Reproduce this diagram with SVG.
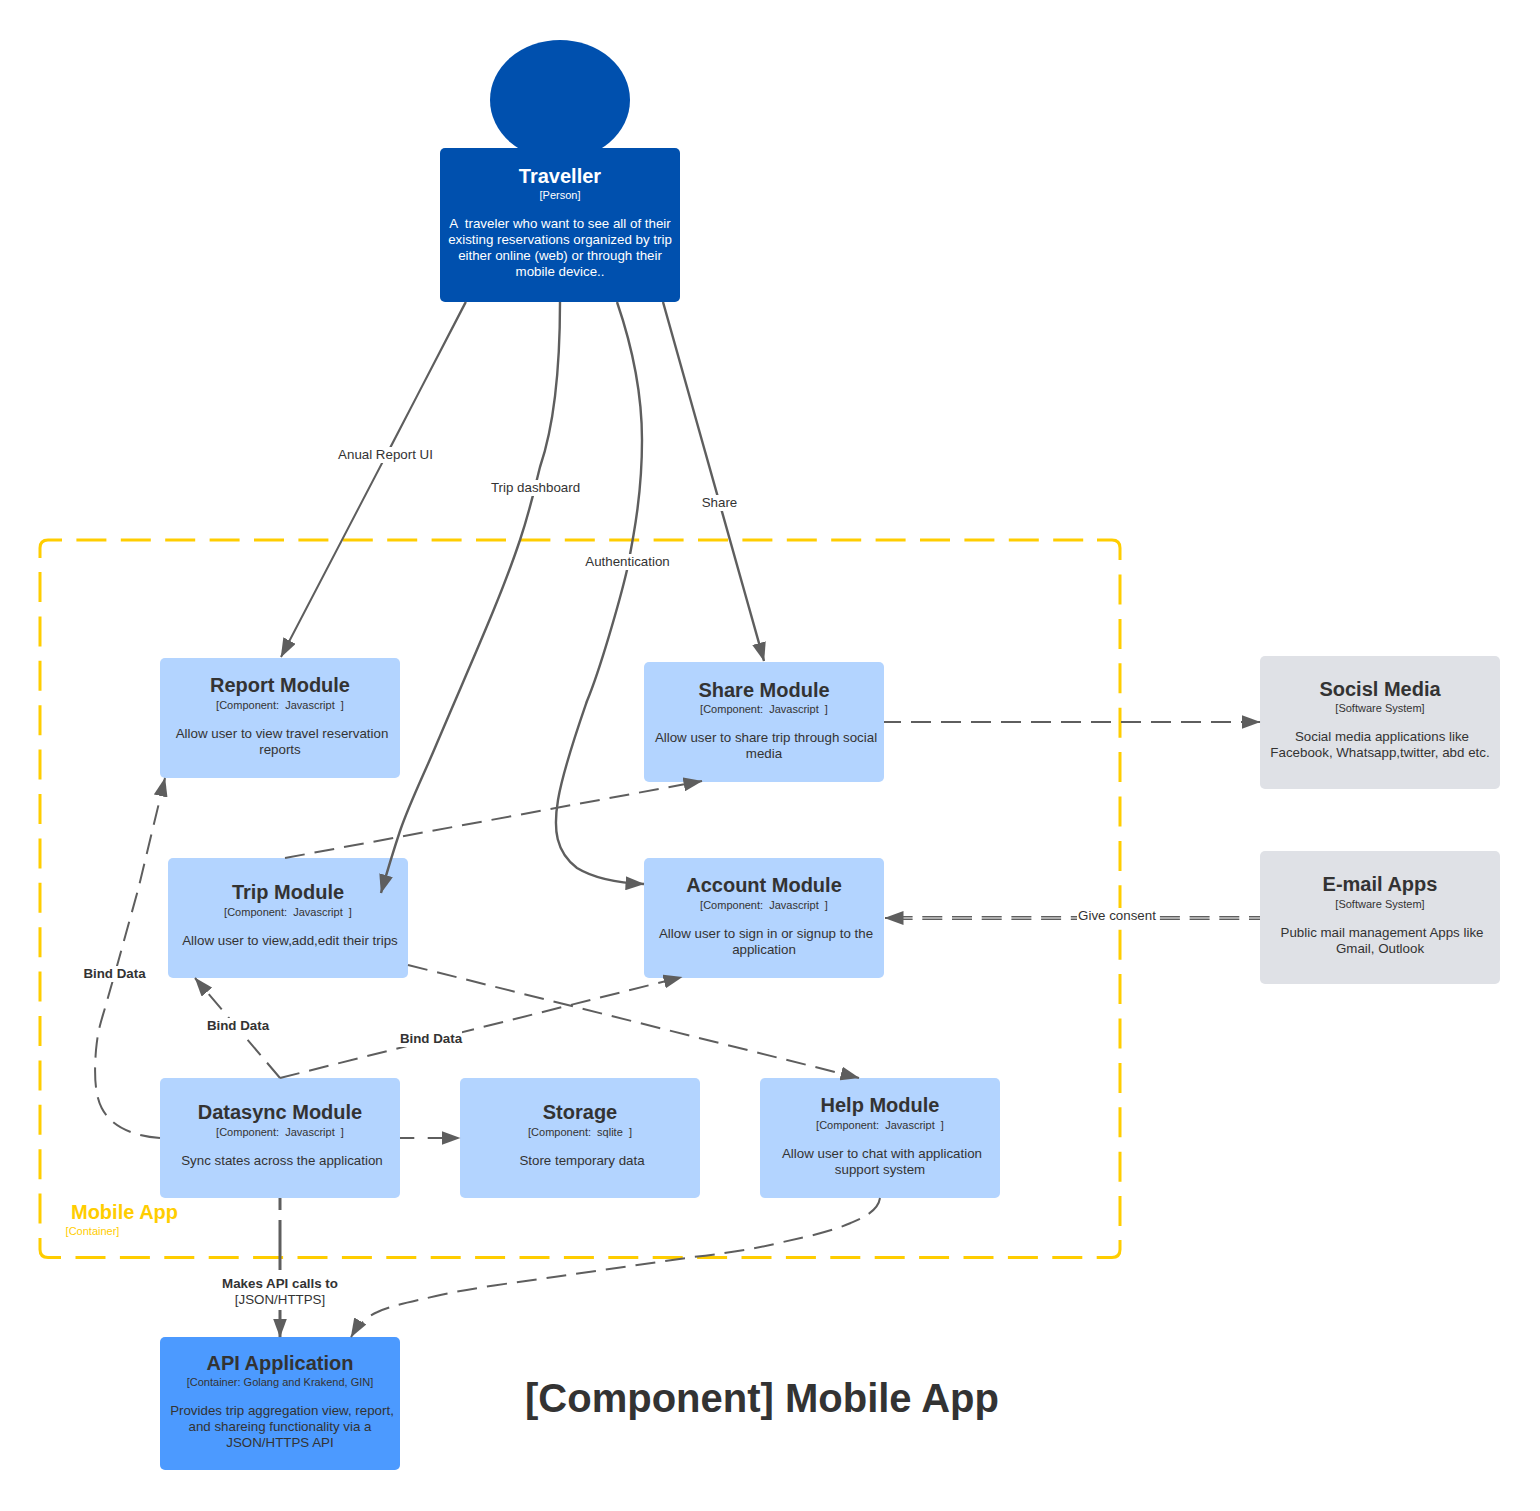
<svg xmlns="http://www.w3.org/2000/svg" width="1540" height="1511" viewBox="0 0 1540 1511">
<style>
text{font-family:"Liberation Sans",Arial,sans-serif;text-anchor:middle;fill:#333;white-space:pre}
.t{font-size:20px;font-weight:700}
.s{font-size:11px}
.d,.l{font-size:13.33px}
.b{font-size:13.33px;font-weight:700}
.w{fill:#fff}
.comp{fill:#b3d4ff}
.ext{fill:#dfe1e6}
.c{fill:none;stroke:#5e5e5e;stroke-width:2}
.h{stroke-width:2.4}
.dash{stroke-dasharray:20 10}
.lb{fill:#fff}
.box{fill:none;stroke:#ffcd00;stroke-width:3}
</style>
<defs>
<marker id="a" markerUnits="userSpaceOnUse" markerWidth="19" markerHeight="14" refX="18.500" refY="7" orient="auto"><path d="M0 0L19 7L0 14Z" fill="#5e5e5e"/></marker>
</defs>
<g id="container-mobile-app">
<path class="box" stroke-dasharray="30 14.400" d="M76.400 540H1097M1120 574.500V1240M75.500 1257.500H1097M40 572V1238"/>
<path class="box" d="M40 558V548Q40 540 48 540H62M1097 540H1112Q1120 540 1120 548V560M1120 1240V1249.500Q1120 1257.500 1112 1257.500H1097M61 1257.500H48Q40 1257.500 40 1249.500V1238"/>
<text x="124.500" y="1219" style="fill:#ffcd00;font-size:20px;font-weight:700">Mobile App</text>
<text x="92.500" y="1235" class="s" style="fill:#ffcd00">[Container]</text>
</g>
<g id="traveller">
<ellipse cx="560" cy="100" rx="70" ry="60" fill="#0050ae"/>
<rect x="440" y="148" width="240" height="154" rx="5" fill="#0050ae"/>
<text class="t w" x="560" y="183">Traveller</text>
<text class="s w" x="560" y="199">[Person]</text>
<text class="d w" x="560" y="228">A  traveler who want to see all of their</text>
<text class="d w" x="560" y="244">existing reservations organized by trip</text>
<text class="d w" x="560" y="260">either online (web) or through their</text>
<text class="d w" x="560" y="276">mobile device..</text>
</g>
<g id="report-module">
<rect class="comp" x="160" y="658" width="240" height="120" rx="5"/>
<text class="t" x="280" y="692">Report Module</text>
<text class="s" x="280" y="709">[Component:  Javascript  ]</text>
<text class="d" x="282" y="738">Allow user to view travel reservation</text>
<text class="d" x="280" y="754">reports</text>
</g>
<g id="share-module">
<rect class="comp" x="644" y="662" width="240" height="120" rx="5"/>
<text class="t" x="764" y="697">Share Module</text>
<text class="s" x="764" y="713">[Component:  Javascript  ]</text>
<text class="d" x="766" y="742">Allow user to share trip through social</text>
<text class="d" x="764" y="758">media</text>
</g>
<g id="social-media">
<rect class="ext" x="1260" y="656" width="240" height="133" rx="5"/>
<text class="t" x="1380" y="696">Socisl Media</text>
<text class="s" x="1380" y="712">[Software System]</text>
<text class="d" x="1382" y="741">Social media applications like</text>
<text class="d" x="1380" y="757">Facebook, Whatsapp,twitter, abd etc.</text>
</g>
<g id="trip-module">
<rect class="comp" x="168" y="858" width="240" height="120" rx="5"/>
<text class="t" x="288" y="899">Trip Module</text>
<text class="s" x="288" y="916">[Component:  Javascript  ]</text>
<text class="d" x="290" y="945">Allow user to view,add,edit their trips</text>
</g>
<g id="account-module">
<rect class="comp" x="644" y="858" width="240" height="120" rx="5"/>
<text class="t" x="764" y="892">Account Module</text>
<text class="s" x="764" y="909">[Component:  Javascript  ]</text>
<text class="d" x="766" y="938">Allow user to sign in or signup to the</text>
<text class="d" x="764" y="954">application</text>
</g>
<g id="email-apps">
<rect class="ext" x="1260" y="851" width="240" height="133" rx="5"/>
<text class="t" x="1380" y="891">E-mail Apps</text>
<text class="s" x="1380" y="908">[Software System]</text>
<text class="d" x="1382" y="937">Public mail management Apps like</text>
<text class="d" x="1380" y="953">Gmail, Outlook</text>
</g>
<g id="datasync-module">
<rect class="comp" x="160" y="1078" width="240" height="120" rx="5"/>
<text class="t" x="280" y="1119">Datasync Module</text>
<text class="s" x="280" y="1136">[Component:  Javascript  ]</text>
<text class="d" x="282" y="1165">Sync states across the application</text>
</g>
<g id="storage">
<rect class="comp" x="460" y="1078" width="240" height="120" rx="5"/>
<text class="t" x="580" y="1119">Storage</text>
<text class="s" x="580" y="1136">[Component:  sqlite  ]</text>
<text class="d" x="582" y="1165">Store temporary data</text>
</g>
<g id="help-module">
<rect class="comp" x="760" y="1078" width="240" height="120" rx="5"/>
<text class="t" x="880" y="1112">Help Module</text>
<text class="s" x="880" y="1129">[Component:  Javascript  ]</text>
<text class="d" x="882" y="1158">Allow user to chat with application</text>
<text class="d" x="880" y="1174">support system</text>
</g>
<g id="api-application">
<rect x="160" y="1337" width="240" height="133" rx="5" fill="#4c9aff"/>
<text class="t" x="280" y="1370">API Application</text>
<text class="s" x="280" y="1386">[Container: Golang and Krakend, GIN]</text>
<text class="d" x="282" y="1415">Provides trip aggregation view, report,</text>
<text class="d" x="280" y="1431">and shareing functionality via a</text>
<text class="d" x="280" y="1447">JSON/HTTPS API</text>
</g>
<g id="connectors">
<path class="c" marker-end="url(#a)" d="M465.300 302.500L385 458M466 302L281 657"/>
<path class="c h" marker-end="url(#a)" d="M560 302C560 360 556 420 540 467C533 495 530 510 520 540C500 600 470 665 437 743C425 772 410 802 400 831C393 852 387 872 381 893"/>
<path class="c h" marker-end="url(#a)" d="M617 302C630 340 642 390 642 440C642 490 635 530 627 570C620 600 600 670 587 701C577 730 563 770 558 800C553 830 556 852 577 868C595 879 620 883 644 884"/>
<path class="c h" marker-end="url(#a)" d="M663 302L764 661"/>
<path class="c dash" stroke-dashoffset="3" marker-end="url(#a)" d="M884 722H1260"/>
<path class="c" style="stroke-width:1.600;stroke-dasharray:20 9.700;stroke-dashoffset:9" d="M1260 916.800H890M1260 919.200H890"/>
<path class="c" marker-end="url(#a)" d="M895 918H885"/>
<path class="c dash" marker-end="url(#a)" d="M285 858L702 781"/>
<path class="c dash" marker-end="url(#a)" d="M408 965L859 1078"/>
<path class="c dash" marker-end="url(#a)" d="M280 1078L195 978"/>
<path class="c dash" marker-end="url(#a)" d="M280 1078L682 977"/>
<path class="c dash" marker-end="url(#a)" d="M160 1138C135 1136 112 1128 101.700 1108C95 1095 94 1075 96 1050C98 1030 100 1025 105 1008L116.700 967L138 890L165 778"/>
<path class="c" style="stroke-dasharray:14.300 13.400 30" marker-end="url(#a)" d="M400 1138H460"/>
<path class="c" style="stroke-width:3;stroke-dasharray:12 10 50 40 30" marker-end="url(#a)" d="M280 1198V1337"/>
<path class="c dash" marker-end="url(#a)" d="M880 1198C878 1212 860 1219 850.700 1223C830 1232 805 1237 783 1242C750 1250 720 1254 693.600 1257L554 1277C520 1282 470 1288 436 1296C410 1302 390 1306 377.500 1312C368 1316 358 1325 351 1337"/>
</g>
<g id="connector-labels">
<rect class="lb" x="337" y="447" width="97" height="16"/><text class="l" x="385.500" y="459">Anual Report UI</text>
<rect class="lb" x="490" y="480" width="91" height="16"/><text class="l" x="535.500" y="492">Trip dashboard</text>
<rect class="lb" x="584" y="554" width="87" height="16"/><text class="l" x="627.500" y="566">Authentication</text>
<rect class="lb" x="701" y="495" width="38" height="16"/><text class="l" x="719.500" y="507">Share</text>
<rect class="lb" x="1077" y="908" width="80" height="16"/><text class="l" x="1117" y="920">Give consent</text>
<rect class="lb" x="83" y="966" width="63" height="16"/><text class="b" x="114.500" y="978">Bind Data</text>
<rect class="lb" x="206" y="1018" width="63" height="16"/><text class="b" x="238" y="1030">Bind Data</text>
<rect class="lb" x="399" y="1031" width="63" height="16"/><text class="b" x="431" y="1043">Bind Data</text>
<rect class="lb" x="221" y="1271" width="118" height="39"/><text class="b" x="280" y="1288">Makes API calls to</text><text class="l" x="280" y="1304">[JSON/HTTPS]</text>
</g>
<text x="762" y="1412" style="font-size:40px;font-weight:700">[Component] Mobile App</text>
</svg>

### [TO DO]
Each line that contains the string "with" counts once; say how many there are and nothing else.

### [RESULT OF THIS TASK]
2